● **What you have to do**
Repeat only the lines from the one containing "Output the Python" through the one containing "b2 = ax.bar(x", exactly as written, both ends included.

● **Given data**
◆ ◆ ◆ ◆ ◆ ◆ ◆

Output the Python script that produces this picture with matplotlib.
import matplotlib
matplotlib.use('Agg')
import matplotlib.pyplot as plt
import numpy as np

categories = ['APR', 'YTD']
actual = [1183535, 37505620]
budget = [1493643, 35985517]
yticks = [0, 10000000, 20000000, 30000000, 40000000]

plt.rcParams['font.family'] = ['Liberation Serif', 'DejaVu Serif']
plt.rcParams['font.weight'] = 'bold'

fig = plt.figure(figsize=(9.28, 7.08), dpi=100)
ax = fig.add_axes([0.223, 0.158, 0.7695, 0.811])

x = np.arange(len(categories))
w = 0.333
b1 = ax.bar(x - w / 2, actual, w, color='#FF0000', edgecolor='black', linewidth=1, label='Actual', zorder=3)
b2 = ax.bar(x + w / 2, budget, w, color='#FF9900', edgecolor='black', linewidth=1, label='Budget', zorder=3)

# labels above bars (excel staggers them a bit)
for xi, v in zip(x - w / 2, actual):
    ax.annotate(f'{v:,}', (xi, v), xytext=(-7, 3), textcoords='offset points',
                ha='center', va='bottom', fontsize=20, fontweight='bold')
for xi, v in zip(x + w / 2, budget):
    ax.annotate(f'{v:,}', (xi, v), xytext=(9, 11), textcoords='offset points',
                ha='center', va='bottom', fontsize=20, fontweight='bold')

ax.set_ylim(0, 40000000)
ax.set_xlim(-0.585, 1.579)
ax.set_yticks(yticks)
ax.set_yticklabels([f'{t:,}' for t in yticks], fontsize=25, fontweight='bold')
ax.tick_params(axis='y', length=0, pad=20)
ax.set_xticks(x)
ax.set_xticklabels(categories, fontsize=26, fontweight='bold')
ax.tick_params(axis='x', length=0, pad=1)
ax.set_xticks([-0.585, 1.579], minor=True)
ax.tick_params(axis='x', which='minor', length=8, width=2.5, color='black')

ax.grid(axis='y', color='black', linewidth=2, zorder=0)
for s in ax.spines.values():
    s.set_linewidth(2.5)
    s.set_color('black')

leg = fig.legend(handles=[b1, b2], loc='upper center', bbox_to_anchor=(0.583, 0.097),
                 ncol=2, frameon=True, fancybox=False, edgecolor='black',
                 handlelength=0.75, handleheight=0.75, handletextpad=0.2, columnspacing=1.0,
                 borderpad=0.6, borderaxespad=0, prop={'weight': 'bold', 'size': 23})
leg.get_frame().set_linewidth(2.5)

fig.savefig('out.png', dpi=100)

◆ ◆ ◆ ◆ ◆ ◆ ◆

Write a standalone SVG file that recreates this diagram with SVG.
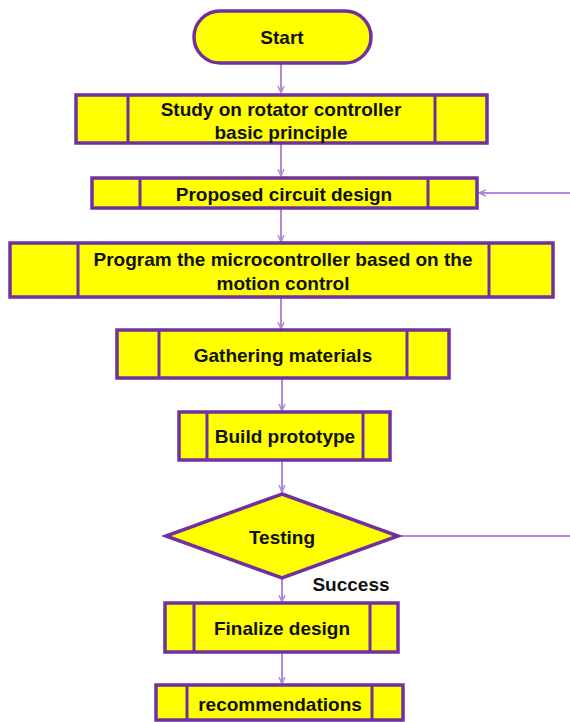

◆ ◆ ◆ ◆ ◆ ◆ ◆

● **Solution for this problem**
Output the Python script that produces this picture with matplotlib.
import matplotlib
matplotlib.use('Agg')
import matplotlib.pyplot as plt
import numpy as np

categories = ['APR', 'YTD']
actual = [1183535, 37505620]
budget = [1493643, 35985517]
yticks = [0, 10000000, 20000000, 30000000, 40000000]

plt.rcParams['font.family'] = ['Liberation Serif', 'DejaVu Serif']
plt.rcParams['font.weight'] = 'bold'

fig = plt.figure(figsize=(9.28, 7.08), dpi=100)
ax = fig.add_axes([0.223, 0.158, 0.7695, 0.811])

x = np.arange(len(categories))
w = 0.333
b1 = ax.bar(x - w / 2, actual, w, color='#FF0000', edgecolor='black', linewidth=1, label='Actual', zorder=3)
b2 = ax.bar(x + w / 2, budget, w, color='#FF9900', edgecolor='black', linewidth=1, label='Budget', zorder=3)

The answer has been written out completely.